Monday, May 10, 2010

Setting The Stage For Civil War

What were the circumstances that faced the North and the South as they sat at the precipice of war? We can learn a lot from the census of 1860, looking on paper, the Confederacy had no chance. Twenty-three states remained in the Union, and more would be added during the war. The population of the remaining Union states was about twenty-two million, four million of them men of combat age. There were one-hundred-thousand factories employing one million-one hundred thousand workers. The Union possessed more that twenty-thousand miles of railroad tracks, more than the rest of the world's combined, and ninety-six percent of the country's railroad equipment. Union banks held eighty-one percent of the nation's bank deposits and fifty-six million in gold.

The eleven Confederate states held a population of approximately nine-million, which included nearly four-million slaves. There were only about twenty-thousand factories employing about one-hundred thousand workers in the Confederate states. Only nine-thousand miles of railroad tracks across the Confederacy totally insignificant compared to the Union. More critical was that as the war progressed, the Confederacy lacked the factories to produce new rails and equipment to replace those captured or destroyed in what would become the first war to move by train. The South further couldn't come close to the Union's production of weapons. Just like we saw about eighty years later when the U.S. production capability buried the warring powers in W.W.II, the Union buried the Confederacy with their factories. Not only did the Union vastly out produce the South in weaponry, but in every category of agriculture production, with the exception of cotton. However, the most important agricultural product of the South would basically go unsold through the war years, first due to a misguided attempt to withhold cotton to England to force England to align with the South, then when realizing it was hurting the Confederacy more than England, the Union Navy was able to effectively blockade cotton shipment from Confederate ports.

There was no question, the Union and Confederate states were not "One Nation Under God." They were two nations, divided by politics,economy, and culture, all of those differences generated by the institution of slavery. The America of the Union states were fast advancing toward the twentieth century, with banks, booming factories, railroads, canals, and steamship lines. Its population was exploding with the influx of immigrants escaping the famine and political unrest in Ireland and Germany.

The southern states were in many ways standing still in time. They remained stuck in the agricultural, slave based economy of Jefferson's time, when the gentlemen planters of Virginia helped create the nation. Most of the South's cash wealth was tied up in slaves, and its chief product was the cotton produced by those slaves. When you learn that George Washington was looking for new cash crops because he was already convinced of the economic disaster that tobacco and slavery were producing. He was aware that slave labor was actually very costly and was causing a steadying decline in real income. Yet, the South was still an economic hostage to slavery and the cotton system.

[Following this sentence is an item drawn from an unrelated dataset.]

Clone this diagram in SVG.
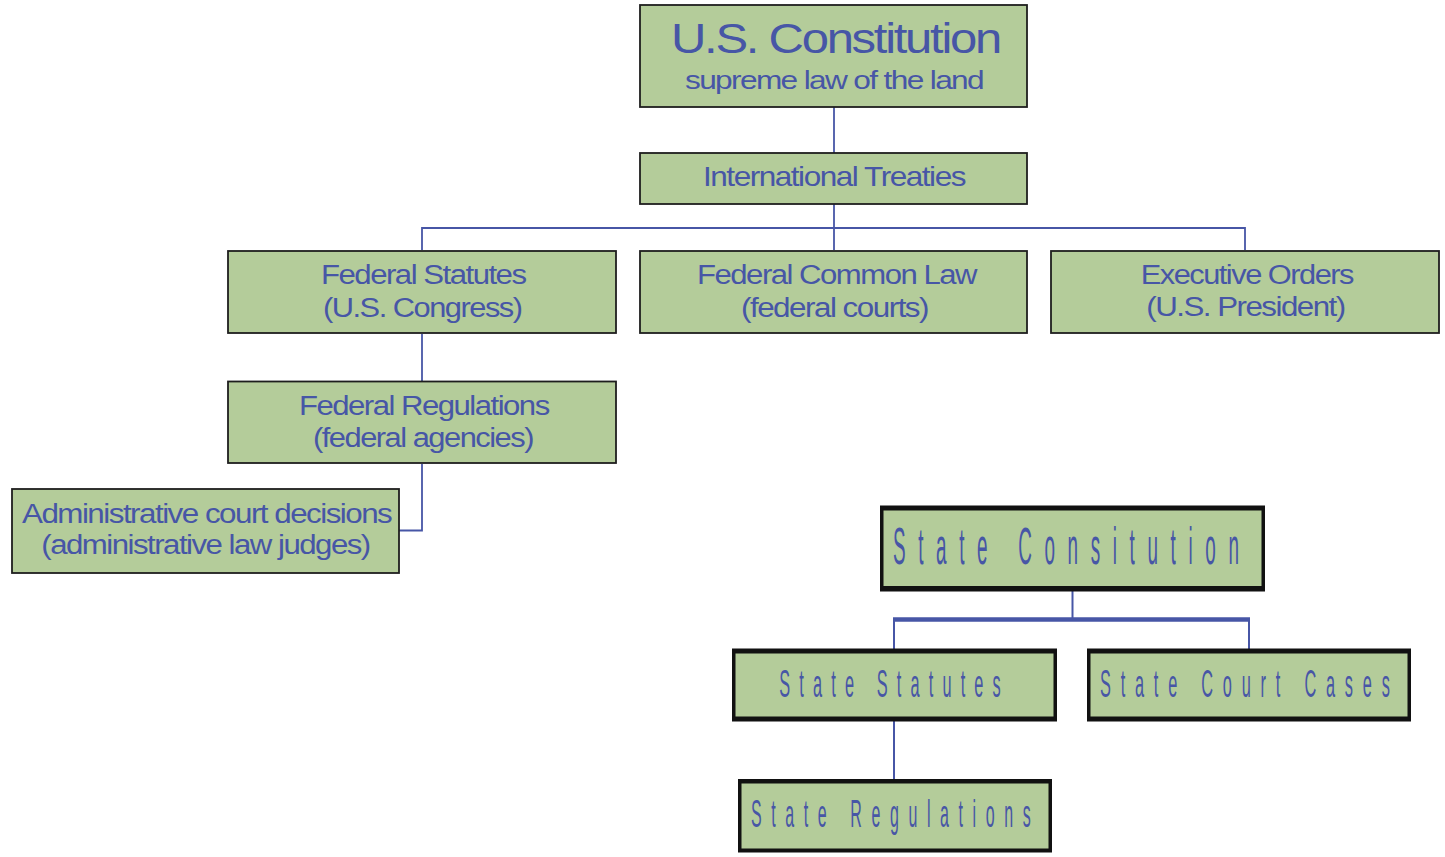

Despite the common language, religion, race, and heritage, the North and South were already two cultures, two ideologies, two countries if you will. The South saw themselves being rolled over by a Northern economic machine that threatened every aspect of their way of life. This produced the seemingly irrational contradiction in people proclaiming a fight for "liberty" by defending the enslavement of someone else. There was a widely shared belief among many in the Confederacy that their liberty and way of life was being overpowered by northern political, industrial, and banking powers. That fear was whipped into a frenzy with race-baiting hysteria that politicians of the future Confederacy, the slave owning class, who had the most to lose from emancipation. They stoked the fear that freed blacks would ravage the white women. That potent mixture of economic fear and racially tinged emotions pushed past the issue of slavery. Even though the vast majority of Southern whites did not own slaves they thought the powers of the North had no right telling them how to live their lives. With their decided political powers advantage that they held since the founding and the 3/5ths rule gave the South a long held imbalance of power, diminishing in Congress as the free states were growing in number and population. With that the men of the Confederacy turned to the one weapon that they thought they had the right to use, secession.

Even thought the vast majority of the white population in the Confederacy were poor and held no slaves, they lacked political and economic clout. They feared being overwhelmed, this fear was fanned by politicians and editorial pages, who warned of "Black Republicans" of Lincoln and the "abolitionists Yankees" who owned the banks and set the prices for their crops would make them economic slaves. Once the war began, they were strengthened with the more human instinct to defend their own home and property.